Un accord sur ce plan de 750 milliards d'euros, destiné à sortir le Vieux Continent d'une récession historique, marquerait une étape majeure dans la construction européenne. Car cette somme sera pour la première fois empruntée au nom de l'UE sur les marchés, brisant le tabou d'une dette commune européenne.
Le sommet virtuel a permis à chaque dirigeant de dévoiler ses objectifs et ses marges de négociation sur la proposition de la Commission destinée à soutenir une économie européenne sinistrée.
Il faudra en particulier vaincre les réticences des quatre "frugaux" - Pays-Bas, l'Autriche, Suède, Danemark - très réservés sur ce plan, qui bénéficiera avant tout aux pays du Sud.
Sur le front de la pandémie, 25 nouveaux cas ont été recensés vendredi à Pékin, portant à 183 le nombre des nouveaux malades depuis la semaine dernière dans la capitale chinoise de 21 millions d'habitants.
Les autorités chinoises ont publié des données scientifiques laissant penser que le virus responsable du rebond épidémique à Pékin serait une version ayant circulé sur le continent européen il y a plusieurs semaines ou mois.
"Il est possible que le virus qui provoque aujourd'hui une épidémie à Pékin ait voyagé depuis Wuhan jusqu'à l'Europe et soit maintenant revenu en Chine", estime Ben Cowling, professeur à l'Ecole de santé publique de l'Université de Hong Kong.
Gestion locale et souple
En Ukraine, où les restrictions à la circulation ont été levées le 11 mai, les autorités ont indiqué qu'elles allaient ré-imposer par endroits des mesures de confinement.
"Dans certaines régions, des restrictions strictes doivent être imposées", a indiqué le ministre de la Santé Maksym Stepanov, le pays ayant enregistré, en trois jours, un troisième record quotidien de nouveaux cas, avec 921 contaminations.

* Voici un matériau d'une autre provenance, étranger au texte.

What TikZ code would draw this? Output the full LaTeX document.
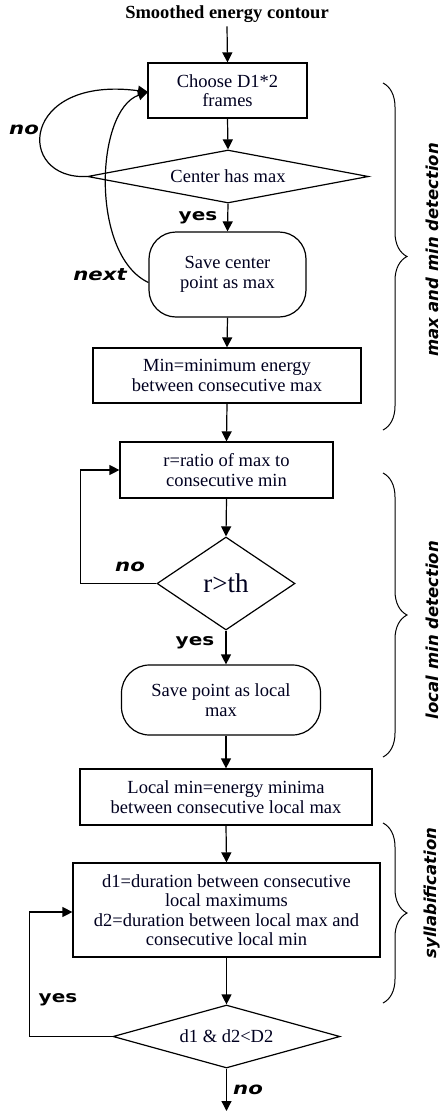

Au Maroc, le ministère de la Santé a fait état vendredi de 539 nouveaux cas, le bilan quotidien le plus élevé dans le royaume depuis l'annonce du premier cas début mars.
Jusqu'ici, le Maroc, 35 millions d'habitants, enregistrait quotidiennement moins d'une centaine de cas en moyenne.
Aux Etats-Unis, où un rebond du coronavirus a été observé dans une vingtaine d'Etats, notamment dans le Sud et l'Ouest du pays, l'expert en maladies infectieuses Anthony Fauci a estimé, dans un entretien avec l'AFP, que de nouvelles mesures de confinement ne seront pas nécessaires.
Selon lui, il faut privilégier une gestion très locale et souple de l'épidémie, en particulier sur la question de la réouverture des écoles.
Les Etats-Unis, où près de 120.000 décès ont été déplorés, sont de loin le pays le plus touché au monde par la pandémie.